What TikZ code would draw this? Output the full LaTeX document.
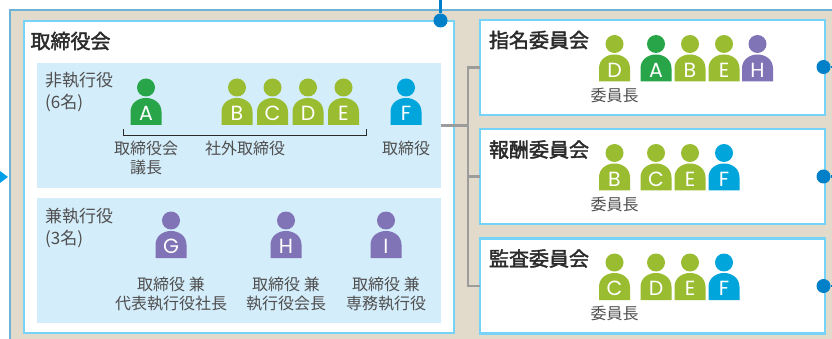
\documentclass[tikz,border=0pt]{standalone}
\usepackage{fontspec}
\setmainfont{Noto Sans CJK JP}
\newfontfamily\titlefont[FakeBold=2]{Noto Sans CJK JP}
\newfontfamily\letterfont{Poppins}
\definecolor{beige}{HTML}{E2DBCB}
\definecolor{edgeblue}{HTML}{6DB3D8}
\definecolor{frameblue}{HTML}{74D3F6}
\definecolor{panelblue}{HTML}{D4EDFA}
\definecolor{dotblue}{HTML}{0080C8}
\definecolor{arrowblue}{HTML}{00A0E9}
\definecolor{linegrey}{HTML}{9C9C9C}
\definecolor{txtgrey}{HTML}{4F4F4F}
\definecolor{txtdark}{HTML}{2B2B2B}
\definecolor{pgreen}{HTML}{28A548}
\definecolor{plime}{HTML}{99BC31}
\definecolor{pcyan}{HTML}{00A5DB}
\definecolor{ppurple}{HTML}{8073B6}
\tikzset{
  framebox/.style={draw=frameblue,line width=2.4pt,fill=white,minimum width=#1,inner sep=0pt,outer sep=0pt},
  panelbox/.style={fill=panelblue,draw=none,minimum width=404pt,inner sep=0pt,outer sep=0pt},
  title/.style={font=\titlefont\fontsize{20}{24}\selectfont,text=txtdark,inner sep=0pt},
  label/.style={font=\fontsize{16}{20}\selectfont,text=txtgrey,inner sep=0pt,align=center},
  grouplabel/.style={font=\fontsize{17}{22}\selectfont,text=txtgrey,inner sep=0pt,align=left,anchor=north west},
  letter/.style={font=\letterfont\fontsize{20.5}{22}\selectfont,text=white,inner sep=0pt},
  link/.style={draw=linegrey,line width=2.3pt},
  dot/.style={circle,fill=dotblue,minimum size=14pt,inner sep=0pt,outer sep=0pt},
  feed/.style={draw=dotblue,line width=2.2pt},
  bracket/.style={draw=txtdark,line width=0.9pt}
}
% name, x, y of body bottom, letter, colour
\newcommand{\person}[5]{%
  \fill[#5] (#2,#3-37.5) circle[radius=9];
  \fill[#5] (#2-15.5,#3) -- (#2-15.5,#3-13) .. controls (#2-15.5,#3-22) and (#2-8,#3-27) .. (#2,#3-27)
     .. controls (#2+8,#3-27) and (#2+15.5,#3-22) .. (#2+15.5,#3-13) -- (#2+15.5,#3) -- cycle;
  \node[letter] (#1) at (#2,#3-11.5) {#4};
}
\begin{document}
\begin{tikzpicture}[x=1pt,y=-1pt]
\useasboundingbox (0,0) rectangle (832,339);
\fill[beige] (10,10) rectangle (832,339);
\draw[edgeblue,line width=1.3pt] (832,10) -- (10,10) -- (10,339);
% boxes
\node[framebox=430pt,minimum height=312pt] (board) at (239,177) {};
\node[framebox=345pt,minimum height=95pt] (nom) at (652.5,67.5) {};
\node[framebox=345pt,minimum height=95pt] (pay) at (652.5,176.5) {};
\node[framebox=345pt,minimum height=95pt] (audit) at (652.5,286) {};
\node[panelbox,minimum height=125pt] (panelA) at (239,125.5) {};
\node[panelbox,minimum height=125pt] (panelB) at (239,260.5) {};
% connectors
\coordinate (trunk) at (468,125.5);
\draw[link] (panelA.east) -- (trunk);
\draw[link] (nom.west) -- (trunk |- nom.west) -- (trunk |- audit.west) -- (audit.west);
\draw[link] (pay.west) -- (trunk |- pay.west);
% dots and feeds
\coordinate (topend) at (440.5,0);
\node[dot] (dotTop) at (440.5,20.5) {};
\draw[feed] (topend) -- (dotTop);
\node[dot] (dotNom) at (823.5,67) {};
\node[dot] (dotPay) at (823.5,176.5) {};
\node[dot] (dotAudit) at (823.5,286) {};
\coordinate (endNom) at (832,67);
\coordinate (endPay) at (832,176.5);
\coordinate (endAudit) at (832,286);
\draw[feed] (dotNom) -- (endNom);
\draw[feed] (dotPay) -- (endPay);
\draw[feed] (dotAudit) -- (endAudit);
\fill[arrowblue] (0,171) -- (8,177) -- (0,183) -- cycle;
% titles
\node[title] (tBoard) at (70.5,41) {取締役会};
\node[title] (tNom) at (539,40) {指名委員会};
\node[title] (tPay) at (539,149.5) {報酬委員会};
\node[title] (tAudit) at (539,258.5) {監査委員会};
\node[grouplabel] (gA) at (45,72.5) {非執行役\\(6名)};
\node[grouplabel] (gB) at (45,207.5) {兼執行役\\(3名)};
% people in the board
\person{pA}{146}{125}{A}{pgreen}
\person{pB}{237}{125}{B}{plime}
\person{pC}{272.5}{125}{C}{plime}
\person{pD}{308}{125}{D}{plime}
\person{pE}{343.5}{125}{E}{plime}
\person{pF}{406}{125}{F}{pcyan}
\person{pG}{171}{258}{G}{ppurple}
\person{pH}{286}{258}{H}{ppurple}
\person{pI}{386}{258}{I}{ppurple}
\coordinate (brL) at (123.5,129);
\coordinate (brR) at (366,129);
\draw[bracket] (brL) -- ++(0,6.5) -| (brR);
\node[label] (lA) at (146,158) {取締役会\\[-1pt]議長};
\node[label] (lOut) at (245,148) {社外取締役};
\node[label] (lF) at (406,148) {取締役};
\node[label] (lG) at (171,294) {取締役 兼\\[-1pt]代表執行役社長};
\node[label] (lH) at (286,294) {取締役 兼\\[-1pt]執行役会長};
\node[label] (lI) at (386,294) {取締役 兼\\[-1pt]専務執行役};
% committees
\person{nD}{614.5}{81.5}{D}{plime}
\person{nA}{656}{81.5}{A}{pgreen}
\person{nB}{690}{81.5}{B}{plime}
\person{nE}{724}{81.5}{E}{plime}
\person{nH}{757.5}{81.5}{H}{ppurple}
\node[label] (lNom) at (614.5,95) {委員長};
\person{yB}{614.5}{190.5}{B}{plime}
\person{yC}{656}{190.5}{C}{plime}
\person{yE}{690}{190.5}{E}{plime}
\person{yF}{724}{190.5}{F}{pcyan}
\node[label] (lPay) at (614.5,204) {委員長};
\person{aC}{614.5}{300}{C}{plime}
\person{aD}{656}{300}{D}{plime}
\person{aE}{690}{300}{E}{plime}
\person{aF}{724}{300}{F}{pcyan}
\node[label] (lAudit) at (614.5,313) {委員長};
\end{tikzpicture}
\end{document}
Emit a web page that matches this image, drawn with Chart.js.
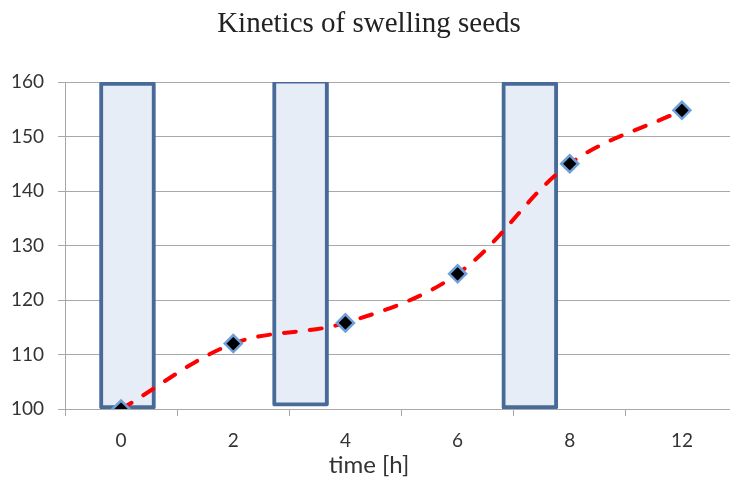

==*==

- REQUIRED TASK -
Go through the material above and count the lines that contain "this"; give that number alone.

- EXPECTED ANSWER -
2